-- What is asked --
Skip the pictures. Set down, word for word, the lines from the start of the material up to and including the line with "return s.replace(',', 'X').replace('.', ',').replace('X', '.')".

-- Data to use --
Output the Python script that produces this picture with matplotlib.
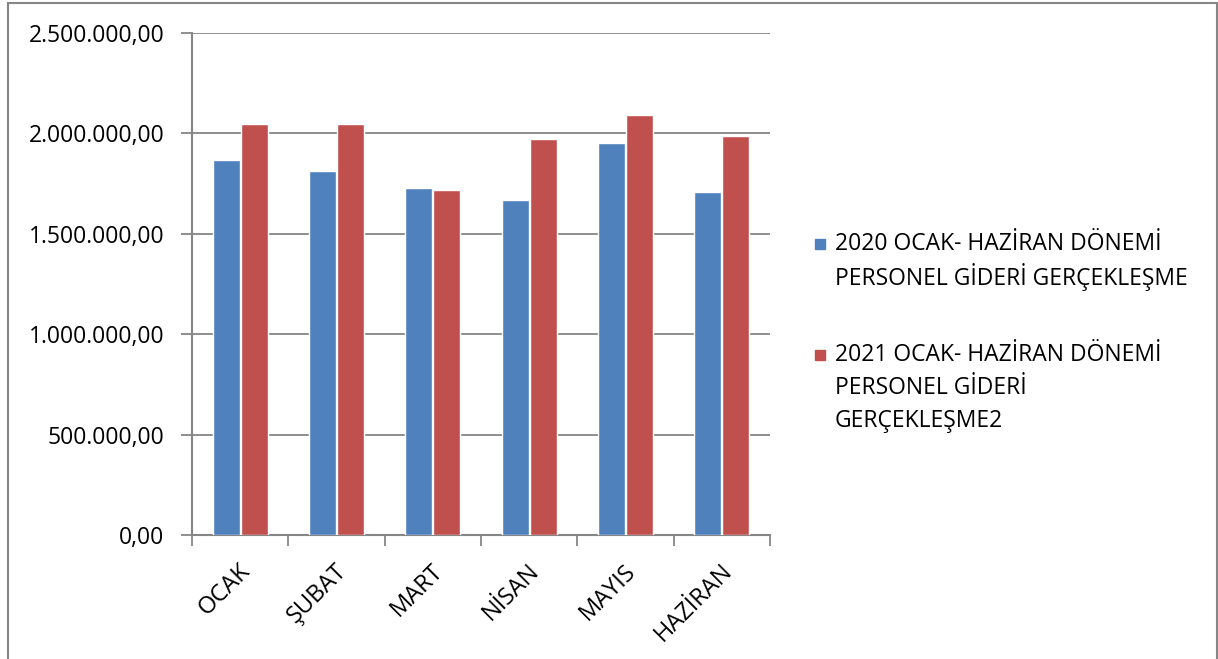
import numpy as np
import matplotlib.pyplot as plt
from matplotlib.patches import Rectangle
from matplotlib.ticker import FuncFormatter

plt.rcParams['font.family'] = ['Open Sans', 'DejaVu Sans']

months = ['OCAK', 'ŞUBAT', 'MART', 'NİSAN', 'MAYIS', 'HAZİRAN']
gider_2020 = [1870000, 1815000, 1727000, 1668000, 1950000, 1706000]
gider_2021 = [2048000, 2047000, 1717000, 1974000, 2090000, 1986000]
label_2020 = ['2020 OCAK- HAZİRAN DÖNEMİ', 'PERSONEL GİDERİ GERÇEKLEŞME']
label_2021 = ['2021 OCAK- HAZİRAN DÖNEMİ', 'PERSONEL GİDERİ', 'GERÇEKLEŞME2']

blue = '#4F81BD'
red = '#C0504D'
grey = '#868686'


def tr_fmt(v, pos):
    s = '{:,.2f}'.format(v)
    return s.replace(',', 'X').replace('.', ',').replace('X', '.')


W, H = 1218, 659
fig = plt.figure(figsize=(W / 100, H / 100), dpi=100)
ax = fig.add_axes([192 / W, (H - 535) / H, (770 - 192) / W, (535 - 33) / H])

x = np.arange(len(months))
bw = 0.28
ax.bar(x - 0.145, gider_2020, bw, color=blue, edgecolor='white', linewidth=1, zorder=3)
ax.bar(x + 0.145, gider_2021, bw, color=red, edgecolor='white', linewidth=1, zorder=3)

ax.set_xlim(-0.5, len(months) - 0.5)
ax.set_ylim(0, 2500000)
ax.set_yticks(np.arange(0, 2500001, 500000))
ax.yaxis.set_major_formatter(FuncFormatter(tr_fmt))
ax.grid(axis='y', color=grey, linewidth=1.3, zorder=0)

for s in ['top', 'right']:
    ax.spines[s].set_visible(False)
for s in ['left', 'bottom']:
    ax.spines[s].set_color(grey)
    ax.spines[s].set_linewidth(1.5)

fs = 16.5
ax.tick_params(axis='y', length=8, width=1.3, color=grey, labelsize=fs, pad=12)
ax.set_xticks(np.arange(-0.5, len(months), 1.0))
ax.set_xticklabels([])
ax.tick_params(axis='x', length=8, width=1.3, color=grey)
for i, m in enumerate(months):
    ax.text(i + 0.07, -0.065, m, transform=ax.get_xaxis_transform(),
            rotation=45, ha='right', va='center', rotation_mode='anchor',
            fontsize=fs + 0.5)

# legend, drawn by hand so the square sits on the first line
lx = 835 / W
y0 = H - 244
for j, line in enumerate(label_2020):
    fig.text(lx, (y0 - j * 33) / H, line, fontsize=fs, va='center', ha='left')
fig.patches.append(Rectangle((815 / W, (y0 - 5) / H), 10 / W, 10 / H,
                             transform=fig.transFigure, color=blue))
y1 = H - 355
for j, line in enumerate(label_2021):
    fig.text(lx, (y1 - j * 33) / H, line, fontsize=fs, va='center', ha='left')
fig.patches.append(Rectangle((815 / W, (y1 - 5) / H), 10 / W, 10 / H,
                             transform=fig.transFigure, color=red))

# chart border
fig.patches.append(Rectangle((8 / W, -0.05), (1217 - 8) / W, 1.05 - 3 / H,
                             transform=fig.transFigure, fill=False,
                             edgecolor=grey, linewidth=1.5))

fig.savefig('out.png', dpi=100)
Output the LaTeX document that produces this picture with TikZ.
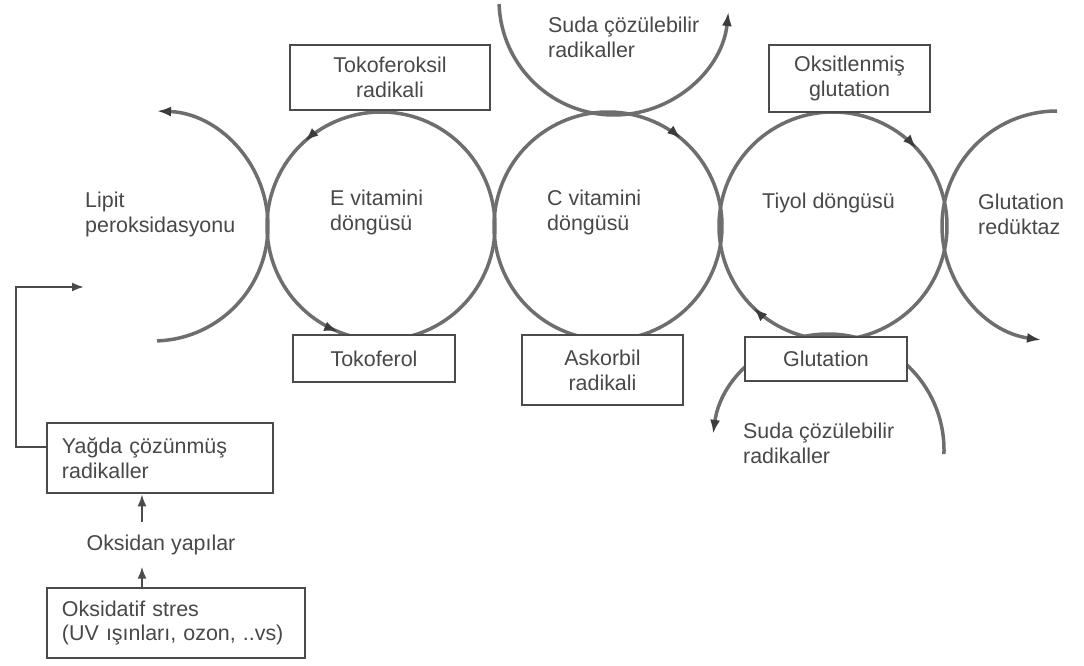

-- Expected answer --
Output the Python script that produces this picture with matplotlib.
import numpy as np
import matplotlib.pyplot as plt
from matplotlib.patches import Rectangle
from matplotlib.ticker import FuncFormatter

plt.rcParams['font.family'] = ['Open Sans', 'DejaVu Sans']

months = ['OCAK', 'ŞUBAT', 'MART', 'NİSAN', 'MAYIS', 'HAZİRAN']
gider_2020 = [1870000, 1815000, 1727000, 1668000, 1950000, 1706000]
gider_2021 = [2048000, 2047000, 1717000, 1974000, 2090000, 1986000]
label_2020 = ['2020 OCAK- HAZİRAN DÖNEMİ', 'PERSONEL GİDERİ GERÇEKLEŞME']
label_2021 = ['2021 OCAK- HAZİRAN DÖNEMİ', 'PERSONEL GİDERİ', 'GERÇEKLEŞME2']

blue = '#4F81BD'
red = '#C0504D'
grey = '#868686'


def tr_fmt(v, pos):
    s = '{:,.2f}'.format(v)
    return s.replace(',', 'X').replace('.', ',').replace('X', '.')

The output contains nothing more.